• _Material for this exercise_
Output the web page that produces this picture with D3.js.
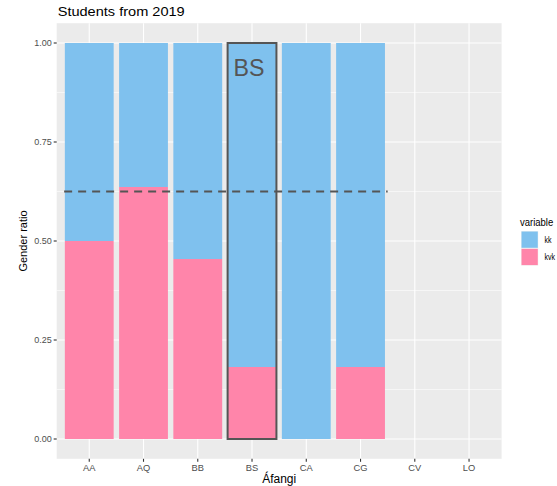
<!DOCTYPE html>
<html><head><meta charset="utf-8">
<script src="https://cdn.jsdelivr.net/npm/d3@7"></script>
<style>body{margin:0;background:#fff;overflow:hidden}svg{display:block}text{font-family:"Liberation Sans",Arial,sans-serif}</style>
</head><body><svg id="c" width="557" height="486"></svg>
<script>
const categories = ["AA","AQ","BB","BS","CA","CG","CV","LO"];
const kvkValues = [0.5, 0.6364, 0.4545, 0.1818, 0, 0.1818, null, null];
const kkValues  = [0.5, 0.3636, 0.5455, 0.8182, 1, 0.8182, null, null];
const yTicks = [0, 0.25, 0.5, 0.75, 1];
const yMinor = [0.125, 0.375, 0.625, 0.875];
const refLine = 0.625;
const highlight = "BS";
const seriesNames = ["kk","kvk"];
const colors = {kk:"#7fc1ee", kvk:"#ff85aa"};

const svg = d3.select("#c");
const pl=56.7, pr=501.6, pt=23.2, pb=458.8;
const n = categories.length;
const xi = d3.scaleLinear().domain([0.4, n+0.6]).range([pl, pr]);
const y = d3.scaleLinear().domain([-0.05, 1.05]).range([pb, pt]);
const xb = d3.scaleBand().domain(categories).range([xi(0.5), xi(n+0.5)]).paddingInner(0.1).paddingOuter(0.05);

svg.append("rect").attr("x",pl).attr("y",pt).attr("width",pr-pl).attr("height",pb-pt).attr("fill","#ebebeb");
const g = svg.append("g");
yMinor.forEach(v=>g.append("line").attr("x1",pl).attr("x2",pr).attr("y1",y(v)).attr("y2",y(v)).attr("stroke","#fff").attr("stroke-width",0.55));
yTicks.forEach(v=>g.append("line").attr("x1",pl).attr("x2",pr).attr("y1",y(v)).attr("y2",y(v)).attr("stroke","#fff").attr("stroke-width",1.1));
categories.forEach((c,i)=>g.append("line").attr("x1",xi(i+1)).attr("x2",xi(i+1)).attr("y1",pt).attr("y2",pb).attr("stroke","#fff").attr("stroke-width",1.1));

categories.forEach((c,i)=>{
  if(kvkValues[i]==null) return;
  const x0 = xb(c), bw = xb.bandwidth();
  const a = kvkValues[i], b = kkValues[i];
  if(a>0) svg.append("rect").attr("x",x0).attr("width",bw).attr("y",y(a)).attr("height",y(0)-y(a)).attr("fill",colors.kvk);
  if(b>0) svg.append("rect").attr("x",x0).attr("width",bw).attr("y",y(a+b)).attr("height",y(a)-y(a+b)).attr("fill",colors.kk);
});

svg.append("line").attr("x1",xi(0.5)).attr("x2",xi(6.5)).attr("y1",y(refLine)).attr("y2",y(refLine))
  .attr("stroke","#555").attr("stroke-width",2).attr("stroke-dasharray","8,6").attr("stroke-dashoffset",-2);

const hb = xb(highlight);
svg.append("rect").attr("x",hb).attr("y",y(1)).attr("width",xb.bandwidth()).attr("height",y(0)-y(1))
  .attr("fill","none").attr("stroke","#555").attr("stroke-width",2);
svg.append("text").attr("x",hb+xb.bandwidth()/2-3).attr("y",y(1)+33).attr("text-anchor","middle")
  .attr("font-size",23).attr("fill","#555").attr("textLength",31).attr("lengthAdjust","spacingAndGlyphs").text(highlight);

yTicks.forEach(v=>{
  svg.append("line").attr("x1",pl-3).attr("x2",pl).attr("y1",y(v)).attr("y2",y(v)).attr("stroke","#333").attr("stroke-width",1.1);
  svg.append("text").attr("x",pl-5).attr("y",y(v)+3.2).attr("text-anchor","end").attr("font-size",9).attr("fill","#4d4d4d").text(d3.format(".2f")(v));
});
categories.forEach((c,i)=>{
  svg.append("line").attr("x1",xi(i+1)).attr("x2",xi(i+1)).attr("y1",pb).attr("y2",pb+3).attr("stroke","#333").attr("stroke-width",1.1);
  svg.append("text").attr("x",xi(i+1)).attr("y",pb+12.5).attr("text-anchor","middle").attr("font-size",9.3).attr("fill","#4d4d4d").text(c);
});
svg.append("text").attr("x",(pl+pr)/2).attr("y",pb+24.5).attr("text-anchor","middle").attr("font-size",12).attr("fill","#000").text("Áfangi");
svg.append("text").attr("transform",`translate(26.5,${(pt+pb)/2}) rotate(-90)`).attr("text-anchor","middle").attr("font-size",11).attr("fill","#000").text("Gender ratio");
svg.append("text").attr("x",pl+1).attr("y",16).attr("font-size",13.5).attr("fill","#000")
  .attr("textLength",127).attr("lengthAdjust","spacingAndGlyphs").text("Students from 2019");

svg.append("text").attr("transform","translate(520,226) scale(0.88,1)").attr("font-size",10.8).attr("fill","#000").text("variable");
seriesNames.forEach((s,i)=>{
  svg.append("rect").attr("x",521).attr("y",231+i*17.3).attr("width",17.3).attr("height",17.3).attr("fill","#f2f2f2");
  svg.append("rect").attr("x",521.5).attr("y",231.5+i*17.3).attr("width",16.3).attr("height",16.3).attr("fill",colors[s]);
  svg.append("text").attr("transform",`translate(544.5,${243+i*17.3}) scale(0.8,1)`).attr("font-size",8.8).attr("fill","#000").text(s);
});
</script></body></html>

==

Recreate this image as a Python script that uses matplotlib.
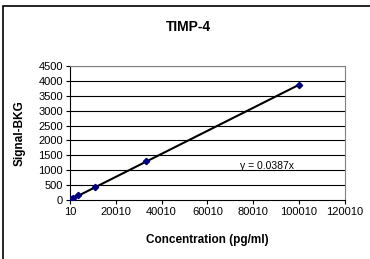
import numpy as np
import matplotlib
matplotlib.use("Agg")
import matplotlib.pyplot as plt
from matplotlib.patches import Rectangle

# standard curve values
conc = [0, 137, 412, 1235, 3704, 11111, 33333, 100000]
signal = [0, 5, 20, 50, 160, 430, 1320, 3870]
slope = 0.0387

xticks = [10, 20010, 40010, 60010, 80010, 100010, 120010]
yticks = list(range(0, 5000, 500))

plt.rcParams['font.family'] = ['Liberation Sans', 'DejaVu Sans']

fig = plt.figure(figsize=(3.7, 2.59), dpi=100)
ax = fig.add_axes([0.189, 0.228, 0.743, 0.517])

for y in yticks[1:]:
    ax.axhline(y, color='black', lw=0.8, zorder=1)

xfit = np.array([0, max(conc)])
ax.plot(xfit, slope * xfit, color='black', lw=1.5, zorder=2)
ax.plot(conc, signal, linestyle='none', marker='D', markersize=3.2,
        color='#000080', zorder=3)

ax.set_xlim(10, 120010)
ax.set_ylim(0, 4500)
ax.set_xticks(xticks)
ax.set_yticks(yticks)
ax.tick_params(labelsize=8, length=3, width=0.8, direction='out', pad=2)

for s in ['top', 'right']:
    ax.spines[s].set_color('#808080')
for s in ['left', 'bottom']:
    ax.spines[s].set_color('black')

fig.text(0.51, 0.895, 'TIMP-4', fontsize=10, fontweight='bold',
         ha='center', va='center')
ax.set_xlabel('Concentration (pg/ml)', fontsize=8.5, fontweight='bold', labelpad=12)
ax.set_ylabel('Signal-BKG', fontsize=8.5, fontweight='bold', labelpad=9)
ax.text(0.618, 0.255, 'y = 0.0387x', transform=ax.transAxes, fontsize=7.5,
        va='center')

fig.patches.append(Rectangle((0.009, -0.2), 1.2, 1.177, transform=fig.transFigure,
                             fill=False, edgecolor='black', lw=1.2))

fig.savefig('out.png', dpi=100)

--

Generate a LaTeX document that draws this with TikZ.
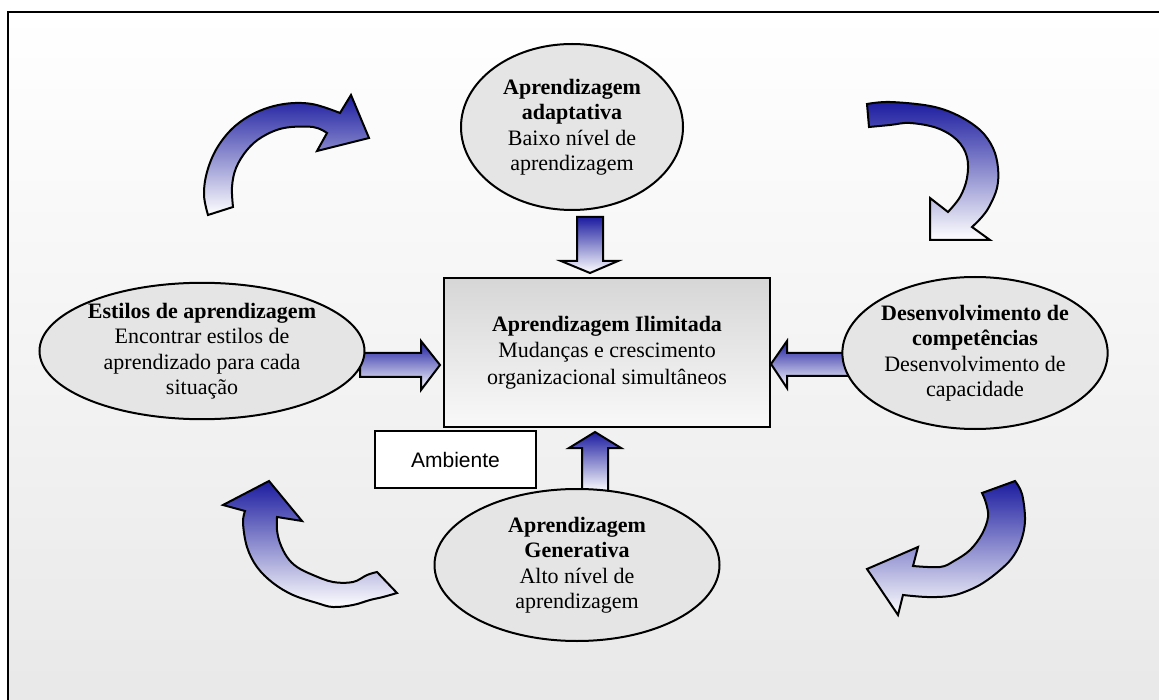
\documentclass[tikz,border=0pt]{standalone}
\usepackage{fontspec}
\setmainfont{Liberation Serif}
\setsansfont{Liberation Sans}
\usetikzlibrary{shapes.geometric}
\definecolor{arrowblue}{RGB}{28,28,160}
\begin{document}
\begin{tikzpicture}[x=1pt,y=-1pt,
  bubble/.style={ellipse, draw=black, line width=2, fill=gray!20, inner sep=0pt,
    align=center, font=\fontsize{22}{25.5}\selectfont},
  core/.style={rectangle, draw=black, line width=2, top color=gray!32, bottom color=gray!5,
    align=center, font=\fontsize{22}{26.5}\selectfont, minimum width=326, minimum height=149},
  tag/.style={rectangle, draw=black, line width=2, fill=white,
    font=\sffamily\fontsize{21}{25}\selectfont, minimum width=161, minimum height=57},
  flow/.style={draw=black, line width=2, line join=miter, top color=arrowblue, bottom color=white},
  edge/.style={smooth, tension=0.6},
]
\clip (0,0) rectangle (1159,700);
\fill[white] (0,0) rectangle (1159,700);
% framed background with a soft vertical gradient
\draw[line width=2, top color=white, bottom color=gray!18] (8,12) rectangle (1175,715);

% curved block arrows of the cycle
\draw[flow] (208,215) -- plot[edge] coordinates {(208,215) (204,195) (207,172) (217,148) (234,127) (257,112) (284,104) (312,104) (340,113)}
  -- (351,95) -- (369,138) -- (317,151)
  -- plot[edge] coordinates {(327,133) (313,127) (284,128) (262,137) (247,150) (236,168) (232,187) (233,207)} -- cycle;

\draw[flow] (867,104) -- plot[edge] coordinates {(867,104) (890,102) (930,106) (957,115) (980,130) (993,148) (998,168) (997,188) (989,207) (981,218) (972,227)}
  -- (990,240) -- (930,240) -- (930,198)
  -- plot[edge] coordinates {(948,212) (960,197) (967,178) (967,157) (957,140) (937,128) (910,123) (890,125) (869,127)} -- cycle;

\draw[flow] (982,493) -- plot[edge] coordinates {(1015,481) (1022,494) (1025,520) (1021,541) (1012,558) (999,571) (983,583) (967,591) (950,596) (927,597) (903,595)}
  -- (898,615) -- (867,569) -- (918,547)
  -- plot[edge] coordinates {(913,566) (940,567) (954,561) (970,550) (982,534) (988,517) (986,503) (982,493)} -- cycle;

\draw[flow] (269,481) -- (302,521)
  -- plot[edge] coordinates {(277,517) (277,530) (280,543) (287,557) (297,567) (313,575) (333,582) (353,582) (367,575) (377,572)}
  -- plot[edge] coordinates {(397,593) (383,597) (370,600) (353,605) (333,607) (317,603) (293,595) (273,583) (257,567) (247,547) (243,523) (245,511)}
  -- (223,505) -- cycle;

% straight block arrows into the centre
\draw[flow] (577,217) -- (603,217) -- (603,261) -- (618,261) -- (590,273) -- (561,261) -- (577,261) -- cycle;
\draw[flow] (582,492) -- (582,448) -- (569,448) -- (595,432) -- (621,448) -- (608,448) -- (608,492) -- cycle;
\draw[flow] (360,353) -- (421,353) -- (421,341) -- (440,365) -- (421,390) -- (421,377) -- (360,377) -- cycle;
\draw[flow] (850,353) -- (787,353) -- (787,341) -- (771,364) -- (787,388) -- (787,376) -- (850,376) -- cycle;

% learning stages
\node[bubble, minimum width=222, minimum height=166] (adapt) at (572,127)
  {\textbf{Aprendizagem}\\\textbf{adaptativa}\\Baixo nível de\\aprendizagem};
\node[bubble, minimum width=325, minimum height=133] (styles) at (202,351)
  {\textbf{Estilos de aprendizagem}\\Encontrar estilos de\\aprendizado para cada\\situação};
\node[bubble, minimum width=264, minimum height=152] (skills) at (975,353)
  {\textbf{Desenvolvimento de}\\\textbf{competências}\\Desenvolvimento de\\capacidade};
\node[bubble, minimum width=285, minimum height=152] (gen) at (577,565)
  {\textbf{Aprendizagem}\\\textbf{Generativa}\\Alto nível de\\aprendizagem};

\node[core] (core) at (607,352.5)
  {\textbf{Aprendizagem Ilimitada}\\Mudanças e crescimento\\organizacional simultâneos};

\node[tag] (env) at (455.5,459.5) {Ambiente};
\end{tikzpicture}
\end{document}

• _Directive_
Wherever the string "matplotlib" appears in the entries above, list that line.

• _Solution below_
Recreate this image as a Python script that uses matplotlib.
import matplotlib
matplotlib.use("Agg")
import matplotlib.pyplot as plt
from matplotlib.patches import Rectangle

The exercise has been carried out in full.